An SLA is a contract between the user and system that describes the goals to meet for business critical workloads. If results are not as expected, then mission critical workloads running on the system will usually suffer. Some of the possible remedies could be: performance tuning to get metrics results to base standards, buy more resources, offload eligible workloads to specialty engines, or steal from less critical work by adjusting priorities.
Types of workloads
First let’s take a look at typical workloads that run on mainframe systems. They can be classified into 2 flavors – Batch processing or Online transactional processing.
Batch workloads: Batch workloads process high volumes of data, and produce outputs/reports, are typically scheduled programs processed without user interaction, and are often run during off-peak hours. As an example, a mainframe job that requests large numbers of customer billing statements or customer orders etc.
Transactional workloads: These workloads typically involve end user interactions. Transactions are usually short and are often considered mission-critical workloads for the business. Examples are: bank ATM transactions, merchant credit card processing at checkout stations, online order purchase, etc.
Mainframe systems regularly capture key systems metrics to gauge system performance, data that various performance monitoring tools use to display to end users. Here are some of them:
This indicates the average number of service completions per unit time. For example, the number of transactions per second or minute. Transaction workloads are typically measured using this performance metric.
Average response time
This measures the average amount of time it takes to complete a single service. Transactional workloads are usually measured using this performance metric – it can also be specified as an SLA goal for workloads.
Typically, this metric shows the amount of time the workloads (batch or transaction) consumed resources over a period of time. Examples: CPU utilization, Processor storage utilization, I/O rates, paging rates etc.
Velocity is a measure of resource contention. When multiple workloads require a resource (example CPU) at the same time then there is contention for the resource. While one workload is using the resource other workloads are put in a waiting queue. Resource velocity is the ratio of time taken for using the resource (A) to the total time spent using resource (A) and waiting in the queue (B). i.e., A / (A+B). This value is expressed as percentage of 0-100 range. A value of 0 means a high amount of contention for resource, and a value of 100 indicates no contention. This metric can be specified as an SLA goal for workloads.

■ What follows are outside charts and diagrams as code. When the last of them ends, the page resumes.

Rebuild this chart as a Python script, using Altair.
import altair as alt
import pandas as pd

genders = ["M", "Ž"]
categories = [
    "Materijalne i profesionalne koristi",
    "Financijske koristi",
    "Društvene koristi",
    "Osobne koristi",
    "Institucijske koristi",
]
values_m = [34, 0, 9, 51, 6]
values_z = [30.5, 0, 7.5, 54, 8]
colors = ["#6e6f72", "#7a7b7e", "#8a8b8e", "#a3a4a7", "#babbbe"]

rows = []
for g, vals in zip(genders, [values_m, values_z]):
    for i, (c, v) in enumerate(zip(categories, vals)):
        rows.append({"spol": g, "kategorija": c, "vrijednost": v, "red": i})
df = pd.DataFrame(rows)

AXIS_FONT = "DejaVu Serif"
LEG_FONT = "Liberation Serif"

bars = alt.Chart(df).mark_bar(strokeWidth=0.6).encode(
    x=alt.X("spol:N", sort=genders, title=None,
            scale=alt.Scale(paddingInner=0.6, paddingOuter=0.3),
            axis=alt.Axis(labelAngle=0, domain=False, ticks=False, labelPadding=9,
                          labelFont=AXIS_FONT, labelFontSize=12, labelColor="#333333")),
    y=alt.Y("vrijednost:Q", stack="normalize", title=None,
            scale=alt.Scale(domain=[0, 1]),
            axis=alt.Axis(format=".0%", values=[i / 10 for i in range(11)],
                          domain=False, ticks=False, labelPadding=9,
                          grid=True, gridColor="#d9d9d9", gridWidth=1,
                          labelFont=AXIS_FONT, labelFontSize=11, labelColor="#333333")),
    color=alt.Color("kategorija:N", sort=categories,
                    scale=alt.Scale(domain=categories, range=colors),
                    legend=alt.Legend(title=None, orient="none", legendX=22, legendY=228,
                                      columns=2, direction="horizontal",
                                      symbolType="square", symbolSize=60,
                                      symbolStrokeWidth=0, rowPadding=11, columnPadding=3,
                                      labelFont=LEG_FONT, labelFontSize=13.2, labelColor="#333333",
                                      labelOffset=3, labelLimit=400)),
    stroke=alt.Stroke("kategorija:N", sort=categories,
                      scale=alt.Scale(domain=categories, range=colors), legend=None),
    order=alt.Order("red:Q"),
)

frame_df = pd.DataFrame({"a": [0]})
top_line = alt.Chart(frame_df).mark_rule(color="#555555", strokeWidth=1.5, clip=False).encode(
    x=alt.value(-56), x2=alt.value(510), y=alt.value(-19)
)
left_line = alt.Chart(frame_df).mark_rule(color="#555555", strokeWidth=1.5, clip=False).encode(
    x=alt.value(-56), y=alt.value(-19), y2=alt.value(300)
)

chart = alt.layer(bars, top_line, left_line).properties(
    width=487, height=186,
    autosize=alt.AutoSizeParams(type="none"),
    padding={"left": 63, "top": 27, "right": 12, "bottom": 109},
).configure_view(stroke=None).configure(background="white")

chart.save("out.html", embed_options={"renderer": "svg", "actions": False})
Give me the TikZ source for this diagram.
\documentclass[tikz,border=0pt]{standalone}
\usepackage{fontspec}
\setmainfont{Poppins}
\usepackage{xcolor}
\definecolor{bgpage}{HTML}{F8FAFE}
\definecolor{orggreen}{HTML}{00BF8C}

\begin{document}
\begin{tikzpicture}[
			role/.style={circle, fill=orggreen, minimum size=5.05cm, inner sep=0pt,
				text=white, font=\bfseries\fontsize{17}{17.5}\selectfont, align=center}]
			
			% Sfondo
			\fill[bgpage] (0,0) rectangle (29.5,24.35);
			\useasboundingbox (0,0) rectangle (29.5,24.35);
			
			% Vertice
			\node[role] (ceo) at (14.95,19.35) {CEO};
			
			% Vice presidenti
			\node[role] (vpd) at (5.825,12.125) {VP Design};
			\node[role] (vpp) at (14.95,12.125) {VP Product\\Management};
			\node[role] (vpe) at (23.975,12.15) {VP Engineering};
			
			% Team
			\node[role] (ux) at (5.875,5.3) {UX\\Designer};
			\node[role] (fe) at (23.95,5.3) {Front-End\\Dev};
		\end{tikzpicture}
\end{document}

As part of SLA, workloads are classified as service classes and each service class has goals. Goals for workloads can be expressed as response time, velocity, etc. Since there are several types of goals defined for various workloads in SLA, to determine how workloads are performing with respect to their defined goals, a simple metric performance index(PI) is used. PI is simply a ratio of defined goal vs achieved goal. A PI value of 1 means workloads are meeting goals. A value < 1 means workloads are exceeding the goals, and value > 1 means workloads are missing goals.